During Monday’s Lowndes County Board of Supervisors meeting, there were two items on the agenda that seemed sure to widen the gulf that has seemed to separate Lowndes County and the city of Columbus.
Hard feelings between elected officials over recent years seemed ready to boil over again when the agenda suggested the county would not agree to go along with a proposed change in the 2-percent tax that is supported by the CVB the city of Columbus and most of the local legislators. Add to that, an item rumored to call for the county to start its own soccer program, breaking from Columbus United, which includes players from throughout the city and county, and the tone seemed confrontational at best.
But an interesting thing happened on the way to another city-county fight. Both agenda items were changed or tabled. Supervisors voted unanimously to support the 2-percent compromise endorsed by the city and other parties while tabling the plan calling for a separate county soccer program.
This came after a Letter to the Editor from Columbus Mayor Robert Smith in Sunday’s Dispatch that was highly critical of the county’s operations of the Columbus Soccer complex and suspicious of its motives.
Supervisors did not seize on that letter as fuel for a fight, though, and we are encouraged by that.
District 5 Supervisor Leroy Brooks addressed the board, obviously wearing of the infighting between county and city officials.

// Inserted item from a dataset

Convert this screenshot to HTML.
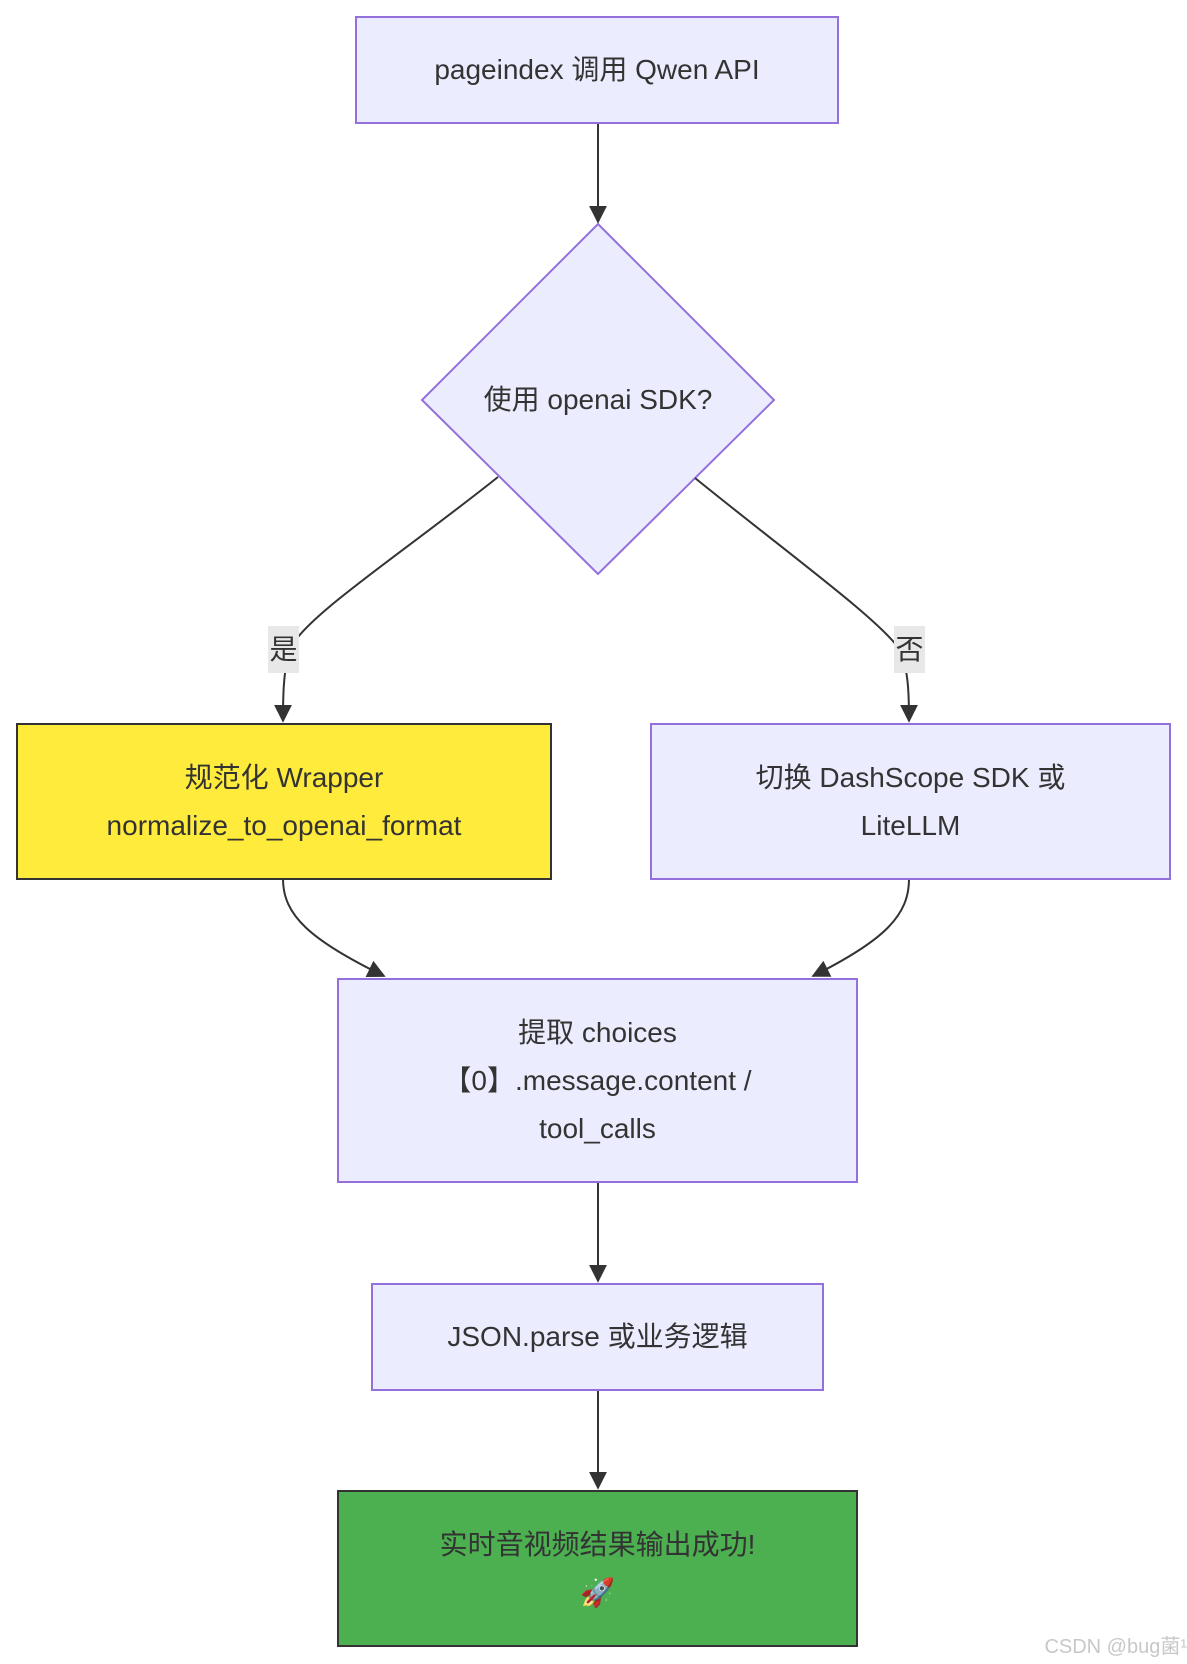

“These arguments we have… I look at the YMCA,” Brooks said. “You go down there and there are people of different races, backgrounds, ideas and everybody gets along. Everybody does their thing and it’s great. I wonder sometimes why it can’t be like that with the city and the county. We have a good community and I think we can have a better one. But to do that, we need to work together on the things.”
Earlier, District 2 Supervisor Bill Brigham struck a similar tone. He said he proposed accepting the proposal on the 2-percent tax not because he favored it, but because he felt it was more important for the community to be united than to fight over the details.
That spirit, we believe, is healthy.
There are some things people can and will be divided over. But the average resident of our community, whether they live in the city or in the county, does not draw so sharp a distinction between the city and the county.
It serves all of our interests for both the city and the county to prosper and the average citizen supports that idea.
The spirit of working with each other to solve problems rather than drawing lines in the sand and fighting it out benefit no one, least of all the citizens.
We applaud the county’s conciliatory attitude as it was exhibited Monday. We urge city leaders to embrace a similar attitude.
We are better when we work together.
The Dispatch Editorial Board is made up of publisher Peter Imes, columnist Slim Smith, managing editor Zack Plair and senior newsroom staff.